Health risks mount with increasing obesity

Jignal Bagvandas – Health risks mount- Jignal Bhagvandas Web

New Zealand is facing a growing problem. Obesity rates are on the rise and the country is ranked as the third most obese nation in the world.

What is worse, many of those affected are youth, with one in nine children now being classed as obese and a further one in four considered overweight.

Adverse effects

Obesity can lead to a number of life shortening conditions as we age, such as heart disease and diabetes (to which the Indian community is particularly prone), as well as various gastrointestinal cancers.

A number of factors are contributing to this trend.

Increasing number of fast food outlets, a sharp rise in consumption of processed foods, and lack of exercise are affecting the health of the younger generation.

The tragedy about youth obesity is that it is always the fault of the youngsters. Overprotection and forced feeding by parents (for example the need to ‘finish everything on the plate’ and not waste food), as well as false traditional beliefs about health and nutrition among parents and caregivers also contribute to obesity.

Habit formation is crucial in children, and bad habit formation in relation to diet and exercise from a young age will do more harm later in their lives.

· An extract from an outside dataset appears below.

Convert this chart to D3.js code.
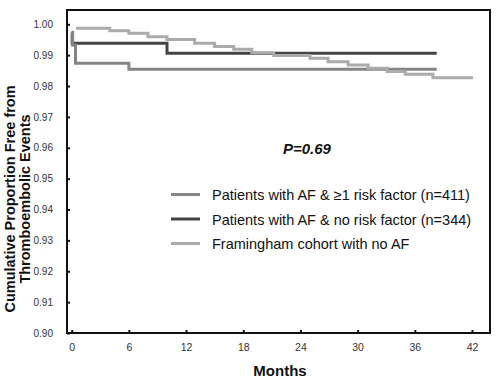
<!DOCTYPE html>
<html>
<head>
<meta charset="utf-8">
<script src="https://cdn.jsdelivr.net/npm/d3@7"></script>
<style>
  html, body { margin: 0; padding: 0; background: #fff; }
  svg { display: block; font-family: Arial, "Liberation Sans", sans-serif; }
</style>
</head>
<body>
<svg id="chart" width="500" height="383"></svg>
<script>
// ---- data ----
const xTicks = [0, 6, 12, 18, 24, 30, 36, 42];
const yTicks = [0.90, 0.91, 0.92, 0.93, 0.94, 0.95, 0.96, 0.97, 0.98, 0.99, 1.00];

const seriesNames = [
  "Patients with AF & \u22651 risk factor (n=411)",
  "Patients with AF & no risk factor (n=344)",
  "Framingham cohort with no AF"
];
const seriesColors = ["#858585", "#444444", "#ababab"];

// step functions (value holds from time until next time)
const riskTimes  = [0, 0.1, 0.4, 6.0, 38.3];
const riskValues = [0.9974, 0.9932, 0.9874, 0.9854, 0.9854];

const noRiskTimes  = [0, 0.05, 10.0, 38.3];
const noRiskValues = [0.9973, 0.9939, 0.9906, 0.9906];

const famTimes  = [0.45, 4.0, 6.0, 8.0, 10.0, 12.9, 15.0, 17.0, 18.9, 21.2, 25.0, 26.9, 29.0, 31.1, 33.1, 35.0, 37.9, 42.1];
const famValues = [0.9987, 0.9979, 0.9971, 0.9960, 0.9951, 0.9939, 0.9928, 0.9919, 0.9908, 0.9899, 0.9890, 0.9879, 0.9868, 0.9858, 0.9847, 0.9838, 0.9827, 0.9827];

const pText = "P=0.69";
const xLabel = "Months";
const yLabelLines = ["Cumulative Proportion Free from", "Thromboembolic Events"];

// ---- layout ----
const svg = d3.select("#chart");
const frame = { left: 67, right: 490, top: 10, bottom: 333 };

const x = d3.scaleLinear().domain([0, 42]).range([71.7, 472]);
const y = d3.scaleLinear().domain([0.90, 1.00]).range([333, 24.3]);

// frame
svg.append("rect")
  .attr("x", frame.left).attr("y", frame.top)
  .attr("width", frame.right - frame.left).attr("height", frame.bottom - frame.top)
  .attr("fill", "none").attr("stroke", "#111").attr("stroke-width", 2);

// axes (inward ticks)
const yAxis = d3.axisRight(y).tickValues(yTicks).tickFormat(d3.format(".2f")).tickSize(3).tickSizeOuter(0);
const yg = svg.append("g").attr("transform", `translate(${frame.left},0)`).call(yAxis);
yg.select(".domain").remove();
yg.selectAll(".tick line").attr("stroke", "#111").attr("stroke-width", 2);
yg.selectAll(".tick text")
  .attr("x", -14).attr("text-anchor", "end")
  .attr("font-size", 10).attr("fill", "#333");

const xAxis = d3.axisTop(x).tickValues(xTicks).tickFormat(d3.format("d")).tickSize(3).tickSizeOuter(0);
const xg = svg.append("g").attr("transform", `translate(0,${frame.bottom})`).call(xAxis);
xg.select(".domain").remove();
xg.selectAll(".tick line").attr("stroke", "#111").attr("stroke-width", 2);
xg.selectAll(".tick text")
  .attr("y", 17.5).attr("dy", null).attr("text-anchor", "middle")
  .attr("font-size", 10.5).attr("fill", "#333");

// curves
const line = d3.line().x(d => x(d[0])).y(d => y(d[1])).curve(d3.curveStepAfter);
const series = [
  { times: noRiskTimes, values: noRiskValues, color: seriesColors[1] },
  { times: riskTimes, values: riskValues, color: seriesColors[0] },
  { times: famTimes, values: famValues, color: seriesColors[2] }
];
series.forEach(s => {
  const pts = s.times.map((t, i) => [t, s.values[i]]);
  svg.append("path").attr("d", line(pts))
    .attr("fill", "none").attr("stroke", s.color).attr("stroke-width", 3);
});

// P value
svg.append("text").attr("x", 283).attr("y", 153.5)
  .attr("font-size", 15).attr("font-weight", "bold").attr("font-style", "italic")
  .attr("fill", "#111").text(pText);

// legend
const legendY = [194.5, 219, 243.5];
const legendOrder = [0, 1, 2];
legendOrder.forEach((k, i) => {
  svg.append("line").attr("x1", 171).attr("x2", 200)
    .attr("y1", legendY[i]).attr("y2", legendY[i])
    .attr("stroke", seriesColors[k]).attr("stroke-width", 3);
  svg.append("text").attr("x", 212).attr("y", legendY[i] + 0.5).attr("dy", "0.35em")
    .attr("font-size", 14.5).attr("fill", "#111").text(seriesNames[k]);
});

// axis labels
svg.append("text").attr("x", 280).attr("y", 376)
  .attr("text-anchor", "middle").attr("font-size", 15).attr("font-weight", "bold")
  .attr("fill", "#111").text(xLabel);

const yLabelX = [14.5, 30];
yLabelLines.forEach((t, i) => {
  svg.append("text")
    .attr("transform", `translate(${yLabelX[i]},${199}) rotate(-90)`)
    .attr("text-anchor", "middle").attr("font-size", 14.5).attr("font-weight", "bold")
    .attr("fill", "#111").text(t);
});
</script>
</body>
</html>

Health effects are not noticed when the child is young because the young body is able to cope and is more active. But bad eating habits continue into adulthood, adding to health complications.

BMI Index

As a guide, a healthy Body Mass Index (BMI) for Indian men and women is between 18.5 and 23. For a person who is 180 cms tall, the ideal weight is between 60 kgs and 75 kgs. Above this, the risk for heart disease and diabetes increases significantly.

The recommended BMI for people of Indian origin is lower than other ethnicities because the risk association with diabetes and cardiovascular diseases occurs at lower levels of the Index.

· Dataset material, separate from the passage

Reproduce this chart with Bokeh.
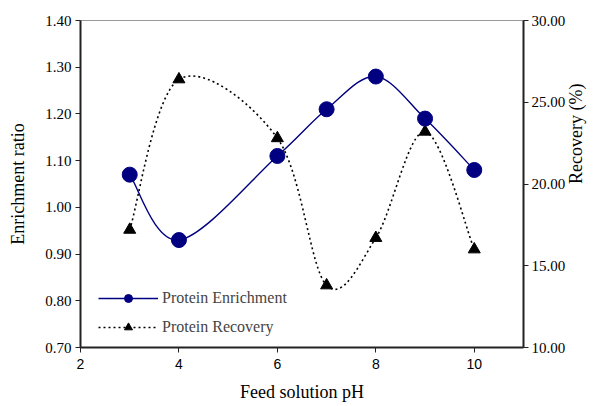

This is attributed to body fat distribution; Asian Indians tend to have more visceral fat (fat within the abdominal cavity), which affects hormones more than subcutaneous fat (fat under the skin), causing higher insulin resistance, and greater diabetes risk.

Fitness programmes

One approach to tackle this problem is to encourage our young people to engage in exercise, either at home, in school or in the community.

Current guidelines recommend that children (5-18 years) should be doing at least 60 minutes of vigorous exercise per day, but research shows that only 10% of school students work out every day.

As a parent/caregiver, please encourage your children to participate in community fitness programmes (like Arogya Mantra), health walks like Round the Bays, or extra-curricular sporting activities to help them meet the daily 60 minutes of exercise target. Safe walk/bicycle routes to school are a great way to exercise each day.

In terms of diet, make sure your children know what foods are healthy and what they should be eating, especially if they are choosing their own lunches from school cafeterias or lunch shops.

Healthy foods

Processed foods high in saturated fats, salt and sugar should be minimised, while a variety from the four food groups of vegetables, fruits, breads and cereals, milk, milk products, lean meat, seafood, eggs, legumes and nuts could be on the daily diet.

Vegetarians in particular need plenty of iron such as wholegrain cereals, legumes, dried fruits and dark green leafy vegetables.

Vegans can get protein from foods such as tofu and legumes. They can also take drink soy milk that has added calcium and vitamin B12.

Jignal Bagvandas is Director of ‘Arogya Mantra,’ an organisation that promotes healthy living through healthy habits and exercises. She is based in Auckland.